■ **Provided data**
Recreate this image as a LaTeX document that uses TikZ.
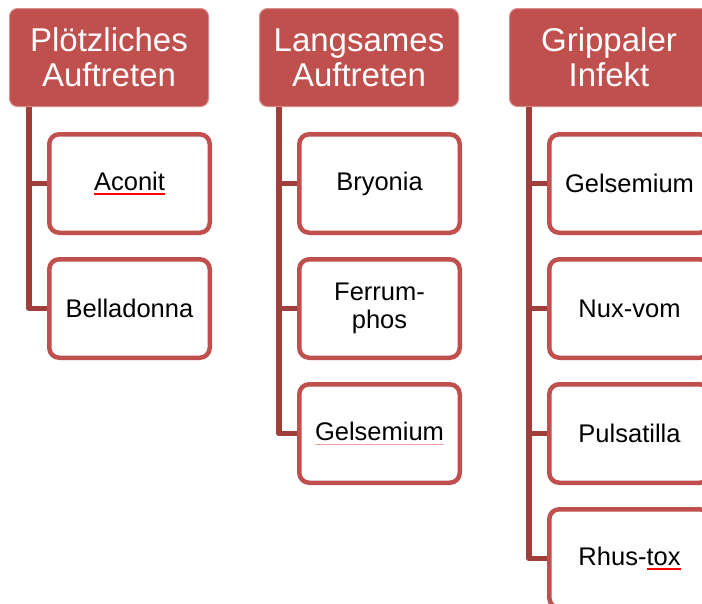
\documentclass[tikz,border=0pt]{standalone}
\usepackage{fontspec}
\setmainfont{Liberation Sans}
\usetikzlibrary{positioning}
\definecolor{hdred}{RGB}{192,80,77}
\definecolor{lnred}{RGB}{160,62,60}
\definecolor{spellred}{RGB}{255,0,0}
\definecolor{spellpink}{RGB}{245,165,165}
\newsavebox\spellbox
\newcommand\spellul[1]{\sbox\spellbox{#1}\rlap{\textcolor{spellred}{\rule[-5pt]{\wd\spellbox}{2pt}}}\usebox\spellbox}
\newcommand\spellfaint[1]{\sbox\spellbox{#1}\rlap{\textcolor{spellpink}{\rule[-4pt]{\wd\spellbox}{1pt}}}\usebox\spellbox}
\tikzset{node distance=125pt,
  head/.style={fill=hdred, draw=hdred!65!white, line width=1pt, rounded corners=8pt,
    text=white, align=center, minimum width=199pt, minimum height=98pt,
    font=\fontsize{33}{35}\selectfont},
  leaf/.style={draw=hdred, fill=white, line width=4.5pt, rounded corners=10pt,
    align=center, minimum width=160.5pt, minimum height=98.5pt, inner sep=0pt,
    font=\fontsize{25.5}{28}\selectfont},
  conn/.style={draw=lnred, line width=5.5pt, line join=round}}

\begin{document}
\begin{tikzpicture}[x=1pt, y=-1pt]

  \useasboundingbox (0,0) rectangle (702,603);
  \clip (0,0) rectangle (702,603);

  % headers
  \node[head] (Hsudden) at (109,57.5) {Plötzliches\\Auftreten};
  \node[head] (Hslow) [right of=Hsudden, node distance=250pt] {Langsames\\Auftreten};
  \node[head] (Hflu) [right of=Hslow, node distance=250pt] {Grippaler\\Infekt};

  % first column
  \node[leaf] (Aconit) at (129.5,183.5) {\spellul{Aconit}};
  \node[leaf] (Bella) [below of=Aconit] {Belladonna};

  % second column
  \node[leaf] (Bryo) at (379.5,183.5) {Bryonia};
  \node[leaf] (Ferrum) [below of=Bryo] {Ferrum-\\phos};
  \node[leaf] (GelsA) [below of=Ferrum] {\spellfaint{Gelsemium}};

  % third column
  \node[leaf] (GelsB) at (629.5,183.5) {Gelsemium};
  \node[leaf] (Nux) [below of=GelsB] {Nux-vom};
  \node[leaf] (Puls) [below of=Nux] {Pulsatilla};
  \node[leaf] (Rhus) [below of=Puls] {Rhus-\spellul{tox}};

  \draw[conn] (Hsudden.south west) ++(20,0) coordinate (t1) |- (Aconit.west);
  \draw[conn] (t1) |- (Bella.west);

  \draw[conn] (Hslow.south west) ++(20,0) coordinate (t2) |- (Bryo.west);
  \draw[conn] (t2) |- (Ferrum.west);
  \draw[conn] (t2) |- (GelsA.west);

  \draw[conn] (Hflu.south west) ++(20,0) coordinate (t3) |- (GelsB.west);
  \draw[conn] (t3) |- (Nux.west);
  \draw[conn] (t3) |- (Puls.west);
  \draw[conn] (t3) |- (Rhus.west);

\end{tikzpicture}
\end{document}
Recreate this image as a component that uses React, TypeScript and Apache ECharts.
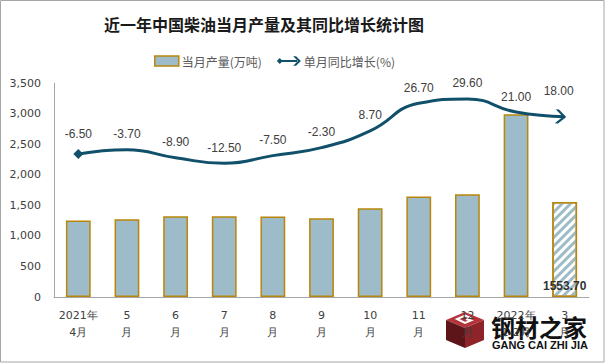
import React, { useEffect, useRef } from "react";
import * as echarts from "echarts";

const categories = ["2021年\n4月", "5\n月", "6\n月", "7\n月", "8\n月", "9\n月", "10\n月", "11\n月", "12\n月", "2022年\n1-2月", "3\n月"];
const output = [1253, 1270, 1320, 1320, 1318, 1286, 1450, 1645, 1680, 2987, 1553.7];
const growth = [-6.5, -3.7, -8.9, -12.5, -7.5, -2.3, 8.7, 26.7, 29.6, 21.0, 18.0];
const yTicks = [0, 500, 1000, 1500, 2000, 2500, 3000, 3500];

const BAR_FILL = "#9DBBC8";
const BAR_BORDER = "#B8860B";
const LINE = "#11506A";

const legendLinePath =
  "path://M0,6L3,3L6,6L3,9Z M5,5L21,5L21,7L5,7Z M17,1L20,1L25,6L20,11L17,11L22,6Z";
const arrowPath = "path://M0,0L3,0L10,6L3,12L0,12L7,6Z";

export default function App() {
  const ref = useRef<HTMLDivElement>(null);
  useEffect(() => {
    document.body.style.margin = "0";
    const chart = echarts.init(ref.current!, null, { renderer: "svg" });
    const last = output.length - 1;
    chart.setOption({
      animation: false,
      backgroundColor: "#fff",
      title: {
        text: "近一年中国柴油当月产量及其同比增长统计图",
        left: 99,
        top: 11,
        textStyle: { fontFamily: "Noto Sans CJK SC", fontWeight: "bold", fontSize: 16, color: "#1a1a1a" },
      },
      legend: {
        left: 149,
        top: 50,
        itemGap: 15,
        itemWidth: 24,
        itemHeight: 10,
        textStyle: { fontFamily: "Noto Sans CJK SC", fontSize: 12, color: "#595959", padding: [0, 0, 0, -2] },
        data: [
          { name: "当月产量(万吨)", icon: "rect", itemStyle: { color: BAR_FILL, borderColor: BAR_BORDER, borderWidth: 1.5, decal: "none" } },
          { name: "单月同比增长(%)", icon: legendLinePath, itemStyle: { color: LINE, borderWidth: 0 } },
        ],
      },
      grid: { left: 54, right: 17, top: 83, bottom: 67, containLabel: false },
      xAxis: {
        type: "category",
        data: categories,
        axisLine: { lineStyle: { color: "#A6A6A6", width: 1 } },
        axisTick: { show: false },
        axisLabel: {
          interval: 0,
          margin: 10,
          fontFamily: "DejaVu Sans",
          fontSize: 11,
          lineHeight: 17,
          color: "#404040",
        },
      },
      yAxis: [
        {
          type: "value",
          min: yTicks[0],
          max: yTicks[yTicks.length - 1],
          interval: 500,
          axisLine: { show: true, lineStyle: { color: "#A6A6A6", width: 1 } },
          axisTick: { show: false },
          splitLine: { show: false },
          axisLabel: {
            margin: 13,
            fontFamily: "DejaVu Sans",
            fontSize: 11,
            color: "#404040",
            formatter: (v: number) => v.toLocaleString("en-US"),
          },
        },
        {
          type: "value",
          min: -100,
          max: 40,
          show: false,
          splitLine: { show: false },
        },
      ],
      series: [
        {
          name: "当月产量(万吨)",
          type: "bar",
          barWidth: "51%",
          yAxisIndex: 0,
          itemStyle: { color: BAR_FILL, borderColor: BAR_BORDER, borderWidth: 1.5 },
          data: output.map((v, i) =>
            i === last
              ? {
                  value: v,
                  itemStyle: {
                    color: "#ffffff",
                    borderColor: BAR_BORDER,
                    borderWidth: 1.5,
                    decal: {
                      symbol: "rect",
                      color: BAR_FILL,
                      backgroundColor: "#ffffff",
                      dashArrayX: [1, 0],
                      dashArrayY: [2.5, 3],
                      rotation: -Math.PI / 4,
                    },
                  },
                  label: {
                    show: true,
                    position: "insideBottom",
                    distance: 5,
                    formatter: (p: any) => Number(p.value).toFixed(2),
                    fontFamily: "Liberation Sans",
                    fontSize: 12,
                    fontWeight: "bold",
                    color: "#333",
                  },
                }
              : v
          ),
        },
        {
          name: "单月同比增长(%)",
          type: "line",
          yAxisIndex: 1,
          smooth: 0.5,
          showSymbol: true,
          symbol: "circle",
          symbolSize: 1,
          lineStyle: { color: LINE, width: 3 },
          itemStyle: { color: LINE },
          label: {
            show: true,
            position: "top",
            distance: 9,
            fontFamily: "Liberation Sans",
            fontSize: 12,
            color: "#404040",
            formatter: (p: any) => Number(p.value).toFixed(2),
          },
          data: growth.map((v, i) => {
            if (i === 0) return { value: v, symbol: "diamond", symbolSize: 10 };
            if (i === last)
              return {
                value: v,
                symbol: arrowPath,
                symbolSize: [11, 14],
                symbolOffset: [-4, 0],
                symbolRotate: -4,
                label: { distance: 12, offset: [-2, 0] },
              };
            return v;
          }),
        },
      ],
      graphic: [
        {
          type: "rect",
          shape: { x: 0.5, y: 0.5, width: 603.5, height: 361.5 },
          style: { fill: "none", stroke: "#A6A6A6", lineWidth: 1 },
          silent: true,
          z: 100,
        },
        {
          type: "group",
          z: 100,
          children: [
            { type: "polygon", shape: { points: [[465, 312], [484, 320], [465, 328], [446, 320]] }, style: { fill: "#B3353B" } },
            { type: "polygon", shape: { points: [[446, 320], [465, 328], [465, 348], [446, 340]] }, style: { fill: "#5E1519" } },
            { type: "polygon", shape: { points: [[465, 328], [484, 320], [484, 340], [465, 348]] }, style: { fill: "#8E2329" } },
            { type: "polyline", shape: { points: [[471, 318], [465, 315.5], [457, 319], [465, 323], [471, 320.5], [466, 319]] }, style: { stroke: "#fff", lineWidth: 2, fill: "none" } },
            {
              type: "text",
              x: 491,
              y: 314,
              style: { text: "钢材之家", font: "bold 24px 'Noto Sans CJK SC'", fill: "#111" },
            },
            {
              type: "text",
              x: 492,
              y: 339,
              style: { text: "GANG CAI ZHI JIA", font: "bold 11px 'Liberation Sans'", fill: "#111" },
            },
          ],
        },
      ],
    });
    return () => chart.dispose();
  }, []);
  return <div ref={ref} style={{ width: 606, height: 364 }} />;
}
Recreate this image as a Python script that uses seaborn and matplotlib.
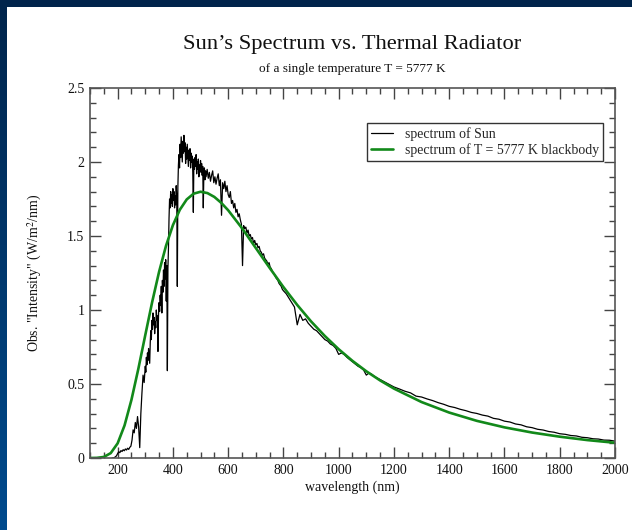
import numpy as np
import pandas as pd
import matplotlib
matplotlib.use("Agg")
import matplotlib.pyplot as plt
from matplotlib.colors import LinearSegmentedColormap
from matplotlib.patches import Rectangle
from matplotlib.ticker import MultipleLocator
import seaborn as sns

sns.set_theme(style="ticks")
plt.rcParams["font.family"] = ["Liberation Serif", "DejaVu Serif"]
plt.rcParams["mathtext.fontset"] = "stix"

# Observed solar spectrum: wavelength grid (nm), finer where absorption lines crowd
sun_nm = np.concatenate([
    np.arange(180, 300, 4),
    np.arange(300, 522, 2),
    np.arange(524, 804, 4),
    np.arange(810, 1210, 10),
    np.arange(1220, 2020, 20),
])

sun_flux = [
    # 180 - 296 nm
    0.000, 0.000, 0.003, 0.008, 0.015, 0.030, 0.042, 0.036, 0.050, 0.044,
    0.056, 0.049, 0.061, 0.054, 0.066, 0.058, 0.072, 0.080, 0.120, 0.190,
    0.170, 0.240, 0.200, 0.280, 0.210, 0.070, 0.300, 0.440, 0.560, 0.510,
    # 300 - 520 nm
    0.62, 0.58, 0.68, 0.63, 0.71, 0.66, 0.74, 0.69, 0.64, 0.78,
    0.86, 0.80, 0.93, 0.87, 0.98, 0.90, 0.95, 0.84, 0.92, 0.88,
    1.00, 0.93, 0.96, 0.72, 0.97, 1.05, 0.99, 1.10, 1.03, 1.16,
    0.98, 1.20, 1.12, 1.27, 1.16, 1.32, 1.21, 1.34, 1.06, 1.30,
    0.59, 1.28, 1.42, 1.62, 1.75, 1.69, 1.80, 1.72, 1.78, 1.70,
    1.82, 1.74, 1.80, 1.69, 1.77, 1.71, 1.84, 1.76, 1.16, 1.83,
    1.98, 2.05, 1.96, 2.12, 2.03, 2.17, 2.08, 2.00, 2.14, 2.06,
    2.18, 2.07, 2.13, 1.99, 2.10, 2.02, 2.12, 2.05, 1.97, 2.08,
    2.01, 2.09, 1.96, 2.06, 2.00, 2.04, 1.93, 1.66, 2.02, 1.95,
    2.03, 1.97, 2.05, 1.92, 2.00, 1.95, 2.02, 1.90, 1.98, 1.94,
    2.01, 1.93, 1.99, 1.91, 1.97, 1.69, 1.92, 1.96, 1.88, 1.94,
    1.90,
    # 524 - 800 nm
    1.95, 1.89, 1.93, 1.87, 1.91, 1.94, 1.86, 1.90, 1.85, 1.89,
    1.92, 1.84, 1.88, 1.64, 1.86, 1.82, 1.87, 1.80, 1.84, 1.78,
    1.76, 1.80, 1.72, 1.74, 1.69, 1.72, 1.66, 1.68, 1.63, 1.65,
    1.61, 1.58, 1.30, 1.57, 1.55, 1.56, 1.52, 1.54, 1.50, 1.51,
    1.48, 1.49, 1.45, 1.47, 1.44, 1.45, 1.42, 1.43, 1.40, 1.39,
    1.37, 1.38, 1.35, 1.34, 1.33, 1.31, 1.32, 1.29, 1.28, 1.26,
    1.25, 1.24, 1.22, 1.21, 1.20, 1.18, 1.17, 1.16, 1.14, 1.13,
    # 810 - 1200 nm
    1.11, 1.08, 1.05, 1.02, 0.90, 0.97, 0.93, 0.94, 0.91, 0.89,
    0.87, 0.86, 0.84, 0.82, 0.80, 0.79, 0.77, 0.76, 0.74, 0.70,
    0.71, 0.70, 0.68, 0.665, 0.65, 0.635, 0.62, 0.61, 0.595, 0.56,
    0.575, 0.565, 0.55, 0.54, 0.53, 0.52, 0.51, 0.50, 0.49, 0.48,
    # 1220 - 2000 nm
    0.466, 0.451, 0.440, 0.418, 0.412, 0.399, 0.388, 0.374, 0.363, 0.349,
    0.341, 0.329, 0.320, 0.308, 0.301, 0.290, 0.283, 0.268, 0.262, 0.249,
    0.243, 0.230, 0.224, 0.211, 0.205, 0.194, 0.189, 0.179, 0.174, 0.164,
    0.160, 0.152, 0.149, 0.140, 0.137, 0.130, 0.128, 0.121, 0.120, 0.114,
]

# 5777 K blackbody curve on the same intensity scale
bb_nm = [100, 125, 150, 175, 200, 225, 250, 275, 300, 325, 350, 375, 400,
         425, 450, 475, 500, 525, 550, 575, 600, 650, 700, 750, 800, 850,
         900, 950, 1000, 1050, 1100, 1150, 1200, 1300, 1400, 1500, 1600,
         1700, 1800, 1900, 2000]
bb_flux = [0.000, 0.001, 0.007, 0.033, 0.099, 0.220, 0.393, 0.603, 0.830,
           1.054, 1.258, 1.433, 1.573, 1.677, 1.747, 1.786, 1.799, 1.790,
           1.764, 1.724, 1.674, 1.553, 1.419, 1.285, 1.155, 1.034, 0.923,
           0.824, 0.735, 0.656, 0.586, 0.524, 0.469, 0.378, 0.307, 0.251,
           0.207, 0.172, 0.144, 0.121, 0.103]

x_ticks = [200, 400, 600, 800, 1000, 1200, 1400, 1600, 1800, 2000]
y_ticks = [0, 0.5, 1, 1.5, 2, 2.5]
y_tick_labels = ["0", "0.5", "1", "1.5", "2", "2.5"]

sun_df = pd.DataFrame({"wavelength": sun_nm, "intensity": sun_flux})
bb_df = pd.DataFrame({"wavelength": bb_nm, "intensity": bb_flux})

W, H = 632, 530
fig = plt.figure(figsize=(W / 100, H / 100), dpi=100)

# navy slide background with a white page on top
bg = fig.add_axes([0, 0, 1, 1])
bg.set_axis_off()
navy = LinearSegmentedColormap.from_list("navy", ["#01244b", "#004b8e"])
bg.imshow(np.linspace(0, 1, 256).reshape(-1, 1), cmap=navy, aspect="auto",
          extent=[0, 1, 0, 1], origin="upper")
bg.add_patch(Rectangle((7 / W, 0), 1 - 7 / W, (H - 7) / H,
                       transform=bg.transAxes, facecolor="white",
                       edgecolor="none"))
bg.set_xlim(0, 1)
bg.set_ylim(0, 1)

left, right, top, bottom = 90, 615, 88, 458
ax = fig.add_axes([left / W, (H - bottom) / H, (right - left) / W,
                   (bottom - top) / H])
ax.set_facecolor("white")

sns.lineplot(data=sun_df, x="wavelength", y="intensity", ax=ax,
             color="black", linewidth=0.9, estimator=None, sort=False,
             label="spectrum of Sun")
sns.lineplot(data=bb_df, x="wavelength", y="intensity", ax=ax,
             color="#12891a", linewidth=1.9, estimator=None, sort=False,
             label="spectrum of T = 5777 K blackbody")

ax.set_xlim(100, 2000)
ax.set_ylim(0, 2.5)
ax.set_xticks(x_ticks)
ax.set_xticklabels([str(t) for t in x_ticks])
ax.set_yticks(y_ticks)
ax.set_yticklabels(y_tick_labels)
ax.xaxis.set_minor_locator(MultipleLocator(50))
ax.yaxis.set_minor_locator(MultipleLocator(0.1))
ax.tick_params(which="both", direction="in", top=True, right=True,
               color="#444444", width=1.0, labelsize=10, labelcolor="#111111")
ax.tick_params(which="major", length=8, pad=4)
ax.tick_params(which="minor", length=4)
for s in ax.spines.values():
    s.set_color("#555555")
    s.set_linewidth(1.2)

ax.set_xlabel("wavelength (nm)", fontsize=10, labelpad=3, color="#111111")
ax.set_ylabel('Obs. "Intensity" (W/m$^{2}$/nm)', fontsize=10, labelpad=17,
              color="#111111")

leg = ax.legend(loc="upper right", bbox_to_anchor=(1 - 12 / 525, 1 - 35 / 370),
                fontsize=10, frameon=True, fancybox=False, framealpha=1,
                edgecolor="#333333", borderpad=0.3, labelspacing=0.15,
                handlelength=1.6, handletextpad=0.8, borderaxespad=0)
leg.get_frame().set_linewidth(1.0)

fig.text(352 / W, 1 - 45 / H, "Sun\u2019s Spectrum vs. Thermal Radiator",
         ha="center", va="center", fontsize=16.2, color="#111111")
fig.text(352 / W, 1 - 69 / H, "of a single temperature T = 5777 K",
         ha="center", va="center", fontsize=9.5, color="#111111")

fig.savefig("out.png", dpi=100)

■ **The exercise**
Leave out any pictures, please, and quote only the lines from the top of the data through the line that contains "(GelsA) [below of=Ferrum]".

■ **The answer**
Recreate this image as a LaTeX document that uses TikZ.
\documentclass[tikz,border=0pt]{standalone}
\usepackage{fontspec}
\setmainfont{Liberation Sans}
\usetikzlibrary{positioning}
\definecolor{hdred}{RGB}{192,80,77}
\definecolor{lnred}{RGB}{160,62,60}
\definecolor{spellred}{RGB}{255,0,0}
\definecolor{spellpink}{RGB}{245,165,165}
\newsavebox\spellbox
\newcommand\spellul[1]{\sbox\spellbox{#1}\rlap{\textcolor{spellred}{\rule[-5pt]{\wd\spellbox}{2pt}}}\usebox\spellbox}
\newcommand\spellfaint[1]{\sbox\spellbox{#1}\rlap{\textcolor{spellpink}{\rule[-4pt]{\wd\spellbox}{1pt}}}\usebox\spellbox}
\tikzset{node distance=125pt,
  head/.style={fill=hdred, draw=hdred!65!white, line width=1pt, rounded corners=8pt,
    text=white, align=center, minimum width=199pt, minimum height=98pt,
    font=\fontsize{33}{35}\selectfont},
  leaf/.style={draw=hdred, fill=white, line width=4.5pt, rounded corners=10pt,
    align=center, minimum width=160.5pt, minimum height=98.5pt, inner sep=0pt,
    font=\fontsize{25.5}{28}\selectfont},
  conn/.style={draw=lnred, line width=5.5pt, line join=round}}

\begin{document}
\begin{tikzpicture}[x=1pt, y=-1pt]

  \useasboundingbox (0,0) rectangle (702,603);
  \clip (0,0) rectangle (702,603);

  % headers
  \node[head] (Hsudden) at (109,57.5) {Plötzliches\\Auftreten};
  \node[head] (Hslow) [right of=Hsudden, node distance=250pt] {Langsames\\Auftreten};
  \node[head] (Hflu) [right of=Hslow, node distance=250pt] {Grippaler\\Infekt};

  % first column
  \node[leaf] (Aconit) at (129.5,183.5) {\spellul{Aconit}};
  \node[leaf] (Bella) [below of=Aconit] {Belladonna};

  % second column
  \node[leaf] (Bryo) at (379.5,183.5) {Bryonia};
  \node[leaf] (Ferrum) [below of=Bryo] {Ferrum-\\phos};
  \node[leaf] (GelsA) [below of=Ferrum] {\spellfaint{Gelsemium}};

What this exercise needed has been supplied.